Recent Updates

Squiggle AI & Sonnet 3.7

We've updated Squiggle AI to use the new Anthropic Sonnet 3.7 model. In our limited experimentation with it so far, it seems like this model is capable of making significantly longer Squiggle models (roughly ~200 lines to ~500 lines), but that it takes an equivalently higher cost and time to do so. Frustratingly, this means that with the default Bubble Tea example it often isn't capable of fully debugging its first results within the limits, but other prompts seem to do better.

The system still makes a decent number of mistakes, especially with search & replace for some reason (I've been surprised that this aspect has proven so challenging so far). Also, it often hits the top Anthropic rate limits for our tier (I believe this is Tier 4). I get the impression that non-Enterprise tier limits are just far too low for many interesting experiments and usage patterns.

We haven't explored the new "Extended Thinking" functionality yet. In theory this could improve performance with code generation and fixing, but we'll need to do further testing to find out.

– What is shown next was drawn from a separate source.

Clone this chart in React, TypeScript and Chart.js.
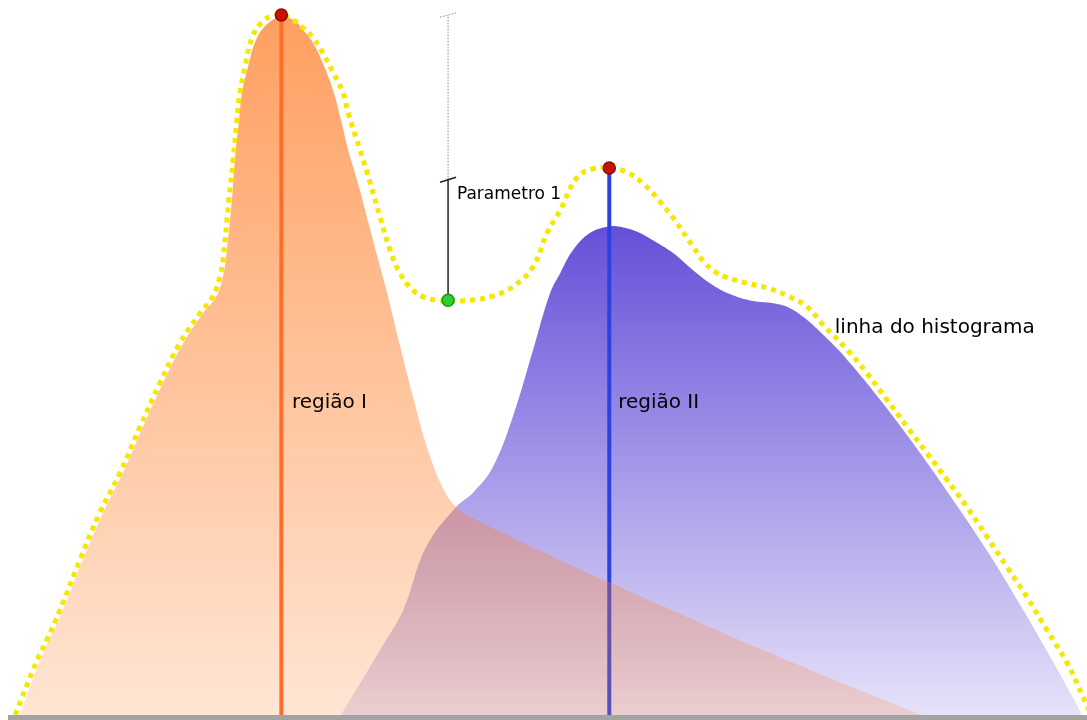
import { useEffect, useRef } from "react";
import { Chart, registerables } from "chart.js";

Chart.register(...registerables);

// Histogram envelope: grey level (x) against pixel count (y)
const histogramX = [
  1.7, 6.9, 9.2, 12.3, 17.0, 21.7, 26.5, 31.2, 35.9, 40.6, 45.4, 48.4, 50.1, 50.8,
  52.2, 53.2, 54.1, 54.8, 56.0, 57.7, 60.0, 62.4, 64.8, 67.4, 69.7, 72.1, 74.4, 76.8,
  79.2, 80.4, 83.2, 85.6, 87.9, 90.3, 92.6, 95.7, 98.5, 101.4, 104.0, 109.2, 114.6,
  119.3, 124.1, 127.4, 130.5, 134.5, 138.3, 142.0, 146.3, 150.5, 154.1, 157.6, 161.9,
  164.7, 167.1, 169.4, 174.6, 179.6, 184.3, 188.8, 192.6, 198.3, 203.0, 207.7, 212.5,
  217.2, 221.9, 226.6, 231.4, 236.1, 240.8, 245.5, 250.3, 254.1, 256.0,
];
const histogramY = [
  0, 77, 105, 147, 217, 283, 339, 403, 464, 520, 562, 585, 613, 636,
  720, 776, 832, 870, 906, 948, 969, 978, 979, 972, 961, 947, 926, 899,
  870, 842, 790, 744, 697, 650, 618, 594, 584, 580, 579, 580, 586,
  599, 627, 674, 706, 752, 764, 765, 759, 741, 718, 692, 655,
  632, 620, 613, 604, 597, 586, 571, 546, 511, 478, 441, 403,
  366, 329, 291, 249, 207, 165, 119, 73, 25, 0,
];

// Region I (dark class) distribution
const regionIX = [
  2.8, 7.6, 13.0, 17.7, 22.5, 27.2, 31.9, 36.6, 41.4, 46.1, 49.2, 50.8, 51.5, 52.9,
  53.6, 54.6, 55.3, 56.7, 58.6, 61.2, 64.3, 67.8, 69.7, 72.1, 74.4, 76.8, 78.7, 80.4,
  82.5, 84.8, 87.2, 89.6, 92.6, 95.7, 99.0, 102.8, 105.9, 110.4, 115.1, 124.1, 142.3,
  178.4, 215.8,
];
const regionIY = [
  0, 77, 147, 217, 283, 339, 403, 464, 520, 562, 585, 613, 639, 720,
  776, 832, 870, 906, 944, 966, 976, 971, 958, 940, 912, 874, 832, 790,
  748, 697, 643, 590, 517, 445, 375, 317, 291, 274, 260, 234, 185,
  91, 0,
];

// Region II (bright class) distribution
const regionIIX = [
  78.7, 87.9, 93.4, 98.8, 105.9, 109.9, 114.6, 119.3, 124.1, 128.1, 130.5, 133.5,
  137.5, 141.6, 144.6, 148.7, 152.4, 157.2, 161.9, 166.6, 171.3, 176.1, 180.8, 184.1,
  187.9, 192.6, 198.3, 206.1, 213.9, 221.9, 229.7, 237.5, 245.5, 251.7, 253.8,
];
const regionIIY = [
  0, 91, 147, 235, 291, 311, 347, 417, 511, 590, 618, 650,
  674, 683, 683, 676, 664, 646, 622, 601, 587, 579, 576, 571,
  557, 532, 497, 441, 380, 313, 245, 171, 90, 24, 0,
];

// Histogram peaks (one per region) and the valley between them
const peakX = [64.6, 142.1];
const peakY = [979, 765];
const valleyX = [104.0];
const valleyY = [580];

// "Parametro 1" measuring bar above the valley
const paramSolidY = [580, 750];
const paramDottedY = [752, 979];
const paramTickX = [102.1, 105.9];
const paramTickLowY = [745, 752];
const paramTickHighY = [976, 982];

// Text annotations, anchored in data units (left edge, baseline)
const labelText = ["região I", "região II", "linha do histograma", "Parametro 1"];
const labelX = [67.1, 144.2, 195.4, 106.1];
const labelY = [429, 429, 534, 722];

const labelFonts = ['20px "DejaVu Sans"', '20px "DejaVu Sans"', '20px "DejaVu Sans"', '17px "DejaVu Sans"'];

const pts = (xs: number[], ys: number[]) => xs.map((x, i) => ({ x, y: ys[i] }));

function verticalGradient(rgb: string, topValue: number, topAlpha: number, bottomAlpha: number) {
  return (context: any) => {
    const chart = context.chart;
    const { ctx, chartArea, scales } = chart;
    if (!chartArea) return `rgba(${rgb},${bottomAlpha})`;
    const yTop = scales.y.getPixelForValue(topValue);
    const yBottom = scales.y.getPixelForValue(0);
    const g = ctx.createLinearGradient(0, yTop, 0, yBottom);
    g.addColorStop(0, `rgba(${rgb},${topAlpha})`);
    g.addColorStop(1, `rgba(${rgb},${bottomAlpha})`);
    return g;
  };
}

const overlayPlugin = {
  id: "overlay",
  afterDatasetsDraw(chart: any) {
    const { ctx, chartArea, scales } = chart;
    const { x, y } = scales;
    ctx.save();
    // base axis bar
    const y0 = y.getPixelForValue(0);
    ctx.fillStyle = "#a3a3a3";
    ctx.fillRect(chartArea.left, y0, chartArea.right - chartArea.left, 6);
    // annotations
    ctx.fillStyle = "#000000";
    ctx.textBaseline = "alphabetic";
    ctx.textAlign = "left";
    labelText.forEach((t, i) => {
      ctx.font = labelFonts[i];
      ctx.fillText(t, x.getPixelForValue(labelX[i]), y.getPixelForValue(labelY[i]));
    });
    ctx.restore();
  },
};

const straight = {
  pointRadius: 0,
  fill: false,
  tension: 0,
  clip: false as const,
};

export default function App() {
  const canvasRef = useRef<HTMLCanvasElement | null>(null);

  useEffect(() => {
    if (!canvasRef.current) return;
    const chart = new Chart(canvasRef.current, {
      type: "line",
      data: {
        datasets: [
          {
            label: "picos",
            data: pts(peakX, peakY),
            showLine: false,
            pointRadius: 6,
            pointBackgroundColor: "#c81400",
            pointBorderColor: "#8c0c00",
            pointBorderWidth: 1.5,
            clip: false,
            order: 0,
          },
          {
            label: "vale",
            data: pts(valleyX, valleyY),
            showLine: false,
            pointRadius: 6,
            pointBackgroundColor: "#30d030",
            pointBorderColor: "#15961a",
            pointBorderWidth: 1.5,
            clip: false,
            order: 0,
          },
          {
            label: "linha do histograma",
            data: pts(histogramX, histogramY),
            borderColor: "#f6e600",
            borderWidth: 5,
            borderDash: [5, 5],
            borderCapStyle: "butt",
            pointRadius: 0,
            fill: false,
            tension: 0.4,
            clip: false,
            order: 1,
          },
          {
            label: "parametro",
            data: pts([valleyX[0], valleyX[0]], paramSolidY),
            borderColor: "#222222",
            borderWidth: 1.5,
            ...straight,
            order: 2,
          },
          {
            label: "parametro marca",
            data: pts(paramTickX, paramTickLowY),
            borderColor: "#222222",
            borderWidth: 1.5,
            ...straight,
            order: 2,
          },
          {
            label: "parametro guia",
            data: pts([valleyX[0], valleyX[0]], paramDottedY),
            borderColor: "#8a8a8a",
            borderWidth: 1,
            borderDash: [1.5, 1.5],
            ...straight,
            order: 2,
          },
          {
            label: "parametro guia marca",
            data: pts(paramTickX, paramTickHighY),
            borderColor: "#8a8a8a",
            borderWidth: 1,
            borderDash: [1.5, 1.5],
            ...straight,
            order: 2,
          },
          {
            label: "média I",
            data: pts([peakX[0], peakX[0]], [0, peakY[0]]),
            borderColor: "#ff6e28",
            borderWidth: 4,
            ...straight,
            order: 3,
          },
          {
            label: "região I",
            data: pts(regionIX, regionIY),
            borderColor: "rgba(0,0,0,0)",
            borderWidth: 0,
            pointRadius: 0,
            fill: "origin",
            backgroundColor: verticalGradient("255,127,42", 979, 0.75, 0.2),
            tension: 0.4,
            order: 4,
          },
          {
            label: "média II",
            data: pts([peakX[1], peakX[1]], [0, peakY[1]]),
            borderColor: "#2b42de",
            borderWidth: 4,
            ...straight,
            order: 5,
          },
          {
            label: "região II",
            data: pts(regionIIX, regionIIY),
            borderColor: "rgba(0,0,0,0)",
            borderWidth: 0,
            pointRadius: 0,
            fill: "origin",
            backgroundColor: verticalGradient("85,60,212", 683, 0.9, 0.15),
            tension: 0.4,
            order: 6,
          },
        ] as any,
      },
      options: {
        responsive: false,
        devicePixelRatio: 1,
        animation: false,
        events: [],
        layout: { autoPadding: false, padding: { left: 8, right: 0, top: 0, bottom: 5 } },
        plugins: {
          legend: { display: false },
          tooltip: { enabled: false },
        },
        scales: {
          x: { type: "linear", min: 0, max: 255, display: false },
          y: { type: "linear", min: 0, max: 1000, display: false },
        },
      },
      plugins: [overlayPlugin],
    });
    return () => chart.destroy();
  }, []);

  return (
    <div style={{ position: "fixed", left: 0, top: 0, width: 1087, height: 720, background: "#ffffff" }}>
      <canvas ref={canvasRef} width={1087} height={720} style={{ display: "block" }} />
    </div>
  );
}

We've increased the price and time limits for now. If usage gets to be too high, we'll limit these.

Do feel free to try the new version out! Any feedback is greatly appreciated. Do expect errors. Remember that if you hit our rate limits, you can use your own Anthropic key.

Effective Altruism Global

Last weekend I attended EA Global: Bay Area 2025. I held a 1-hour Squiggle workshop, similar to the one I gave previously there, but with more emphasis on Squiggle AI. Approximately 60 people showed up to the event, and around 10 stayed a while later for my office hours.

I had a few good conversations with enthusiastic Squiggle users. Also, I've learned about a few potential groups potentially excited in working on or funding the field of Epistemic AI sometime. I really hope this field starts taking off, it feels like it's been a long time coming.

Other Work

In the last two months, we've been spending a lot of time on both funding applications and some EA client work. Funding has been a highly significant bottleneck recently. Fingers crossed that this gets resolved in the next few months and we can get back into intense work mode on our main projects.

One benefit of fundraising is that it forced us to spend time thinking through and outlining potential projects for the next year. Overall I'm feeling most bullish on things that could potentially lead to significant advances in the area of AI and Epistemics. This means less attention on regular features for Squiggle, and more on experiments and evaluations that might scale with better LLMs.

AI is progressing quickly and chaotically now. This makes it very difficult to make long-term plans, but also could mean that the right projects and writing might have outsized impact.

Epistemic AI Hackathon, March 3

Some friends are holding an open "AI for Epistemics hackathon" soon, I'm planning on attending. I personally plan to use the event primarily as an opportunity to chat with others in the space. I assume it will be a friendly event, more focused on encouraging work in the area than being highly competitive.